Getting the best from a design competition
Nick Johnson, Urban Splash
24 August 2009
Design competitions are best used to generate flexible and imaginative solutions rather than a fixed end product - and they require committed clients to be successful.
Urban Splash’s Nick Johnson is the first to admit that building a reputation for delivering high-quality projects through design competitions is hard work, and requires commitment. "Competitions shouldn’t be a publicity stunt; if you play to their strengths, they can be an intrinsically good element of your business plan".
For more than a decade Urban Splash has used competitions to explore the potential of sites or expand the perceived limits of a building type. The company has developed a means of making competitions work to suit the development process, and to enhance it. The key has been to place emphasis on creative endeavour while making sure that competitions have a pragmatic purpose and are rigorously managed to mitigate against risks.
Nick Johnson is deputy chief executive of property developer Urban Splash. Originally trained as a building surveyor he brings vision and pragmatism to the company’s major projects. For Johnson, holding design competitions brings vital energy to their endeavour.
Nick Johnson's tips for making competitions work
1. assess the benefits of running a competition
2. know what you can bring to the project and choose a design team to complement this
3. set up a robust project-management structure for the competition process and delivery
4. remember competitions are best for flexible, imaginative solutions not fixed products
5. expect the unexpected in response to the challenges you set.
Weigh up the benefits and risks
There are benefits and risks in unning a design competition - they are not suitable for all projects. Apart from the considerable investment of time and commitment required, Johnson advises that it is worth assessing the value of a competition to your organisation. The benefits of running a design competition can include:
- inviting fresh thinking
- promoting a site
- making a step change in the quality of your organisation’s work
- attracting talented design teams
- assessing a range of approaches to design challenges
- delivering real innovative thinking within technical and financial constraints.
Let the best ideas win
Johnson views the competition process as an opportunity to find fresh approaches. Urban Splash favours open competitions where anonymous entries could be from established firms or new practices. ‘We have commissioned architects on large projects who haven’t worked at a large scale - but they have handled things well and have gone on to develop successful practices.’

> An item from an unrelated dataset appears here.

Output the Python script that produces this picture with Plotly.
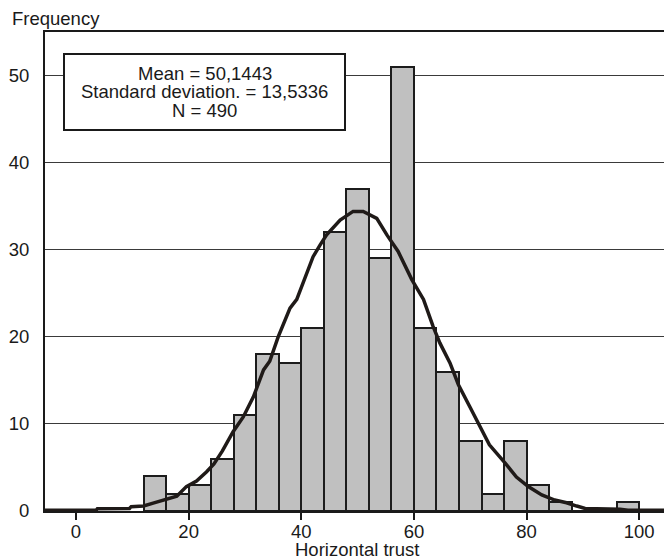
import plotly.graph_objects as go

# ---- data ----
bin_lower = [12, 16, 20, 24, 28, 32, 36, 40, 44, 48, 52, 56, 60, 64, 68, 72, 76, 80, 84, 88, 92, 96]
counts = [4, 2, 3, 6, 11, 18, 17, 21, 32, 37, 29, 51, 21, 16, 8, 2, 8, 3, 1, 0, 0, 1]
bin_width = 4

curve_x = [-5.5, 3.6, 3.8, 9.5, 9.8, 12.0, 13.7, 16.1, 17.9, 19.6, 21.4, 23.2, 24.5, 26.0, 27.9,
           29.7, 31.5, 33.3, 34.4, 35.9, 38.0, 39.2, 40.5, 42.1, 43.3, 44.5, 46.9, 49.2, 51.0,
           53.4, 55.2, 57.2, 59.6, 61.7, 63.4, 64.6, 66.4, 67.9, 69.9, 71.7, 73.4, 76.2, 78.2,
           80.3, 82.7, 85.0, 87.1, 88.9, 90.4, 96.6, 98.0, 104.4]
curve_y = [0.1, 0.1, 0.25, 0.3, 0.5, 0.57, 0.9, 1.4, 1.7, 2.8, 3.45, 4.5, 5.4, 6.9, 9.1,
           10.8, 13.1, 16.2, 17.2, 20.0, 23.3, 24.3, 26.5, 29.2, 30.5, 31.7, 33.4, 34.4, 34.4,
           33.6, 31.7, 29.8, 26.6, 24.3, 21.2, 19.3, 17.0, 14.5, 12.0, 9.8, 7.6, 5.5, 3.9,
           2.8, 1.84, 1.26, 0.95, 0.57, 0.3, 0.2, 0.08, 0.08]

x_ticks = [0, 20, 40, 60, 80, 100]
y_ticks = [0, 10, 20, 30, 40, 50]
stats_lines = ["Mean = 50,1443", "Standard deviation. = 13,5336", "N = 490"]
x_title = "Horizontal trust"
y_title = "Frequency"

FONT = "Liberation Sans, Arial, sans-serif"
FS = 18.5
TXT = "#1a1a1a"

fig = go.Figure()
fig.add_trace(go.Bar(
    x=bin_lower, y=counts, width=bin_width, offset=0,
    marker=dict(color="#c0c0c0", line=dict(color="#1c1c1c", width=2)),
    hoverinfo="skip", showlegend=False,
))
fig.add_trace(go.Scatter(
    x=curve_x, y=curve_y, mode="lines",
    line=dict(color="#1f1a18", width=3.5),
    hoverinfo="skip", showlegend=False,
))

fig.update_layout(
    width=664, height=559,
    margin=dict(l=45, r=0, t=32, b=48),
    paper_bgcolor="white", plot_bgcolor="white",
    font=dict(family=FONT, size=FS, color=TXT),
    bargap=0,
    showlegend=False,
)
fig.update_xaxes(
    range=[-5.5, 104.4], tickvals=x_ticks, ticktext=[str(v) for v in x_ticks],
    showgrid=False, zeroline=False,
    showline=True, linecolor="#1a1a1a", linewidth=2, mirror=True,
    ticks="outside", ticklen=7, tickwidth=1.5, tickcolor="#1a1a1a",
    ticklabelstandoff=-4,
    tickfont=dict(family=FONT, size=FS, color=TXT),
)
fig.update_yaxes(
    range=[0, 55.0], tickvals=y_ticks, ticktext=[str(v) for v in y_ticks],
    showgrid=True, gridcolor="#3a3a3a", gridwidth=1, zeroline=False,
    showline=True, linecolor="#1a1a1a", linewidth=2,
    ticks="", ticklabelstandoff=10,
    tickfont=dict(family=FONT, size=FS, color=TXT),
)

def px_x(p):
    return (p - 45) / 619.0

def px_y(p):
    return (511 - p) / 479.0

# stats box
fig.add_shape(type="rect", xref="paper", yref="paper",
              x0=px_x(64), x1=px_x(345), y0=px_y(130), y1=px_y(54),
              line=dict(color="#1a1a1a", width=2), fillcolor="white", layer="above")
for line_txt, cy in zip(stats_lines, [73.3, 91.7, 110.0]):
    fig.add_annotation(text=line_txt, xref="paper", yref="paper",
                       x=px_x(204.5), y=px_y(cy), xanchor="center", yanchor="middle",
                       showarrow=False, font=dict(family=FONT, size=FS, color=TXT))

fig.add_annotation(text=y_title, xref="paper", yref="paper",
                   x=px_x(10), y=px_y(18), xanchor="left", yanchor="middle",
                   showarrow=False, font=dict(family=FONT, size=FS, color=TXT))
fig.add_annotation(text=x_title, xref="paper", yref="paper",
                   x=px_x(357), y=px_y(549.5), xanchor="center", yanchor="middle",
                   showarrow=False, font=dict(family=FONT, size=FS, color=TXT))

fig.write_html(
    "out.html",
    config={"displayModeBar": False},
    post_script="document.body.style.margin='0px';document.body.style.overflow='hidden';",
)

By investing in younger designers who are developing their approach to design, a savvy client can add to the distinctiveness of its own brand. If you are clear that the idea and approach is what you are looking for, focus on creative skill, says Johnson. Once a practice has won the competition it can gear up as required.
Make sure you are a committed client
Competitions often fail because of a lack of commitment from the client. It is essential to identify a project champion and a project manager to take the project forward.
A committed client knows it has an instrumental role in bringing projects to successful fruition. Johnson sees the client and design team’s skills as complementary; ‘We trust ourselves to work well with design teams; we are aware of the pitfalls and we invest in experienced project managers who provide a counterbalance.’
Create the opportunity for innovation
Competitions can be used to deliberately expand thinking about a development scenario. For example, the Timber Wharf competition asked for a new housing type to provide contemporary urban living at the price of suburban volume-built housing. The winning entry by Glenn Howells Architects has won several awards.
Following the competition, the business case for the project was developed with the design team. As Johnson says; ‘Glenn’s competition entry for Timber Wharf was a statement of intent, initially it was five storeys and we built nine, so things do change as they are tested.’
Create a new sense of place
Johnson believes passionately that design competitions can contribute something vital to the regeneration of a place. They can be used to explore a site’s potential and to promote a vision of its future.
The brief for an international design competition for an abandoned 19th century pleasure island (LINK) asked for a presentation that ‘describes simply and clearly (no mumbo jumbo) your approach to the site and to creating architecture that will excite us’. The competitors had free rein to speculate on the qualities of place and mix of uses that could make a successful community.
Johnson is happy to take the conceptual framework of the competition entry and see the project evolve in development. ‘We like to keep things flexible. If anything, I think very proscriptive competitions are riskier.’
Attract the cream of the crop
Pitching the competition correctly is vital. Internationally, competitions abound, and yet jurors can occasionally be faced with either a dearth or a glut of submissions. Urban Splash attracts as many entries as possible to drive up standards. ‘Actually,’ Johnson acknowledges; ‘in this process the risk can be skewed against the entrants.’
Competitors invest a great deal of energy and time to develop a unique project. They will look for evidence that the client means to see a project through and assess the credibility of the jury or the client’s track record.
Think outside the box
Often the best, and the most rewarding, answers to difficult questions are the most challenging ones. In this sense the Urban Splash model is a marriage of the need of client and design team to innovate.
"Competitions take us to places we never expected to be. We don’t know where we might end up, but it won’t be where we intended, and that really gets us thinking".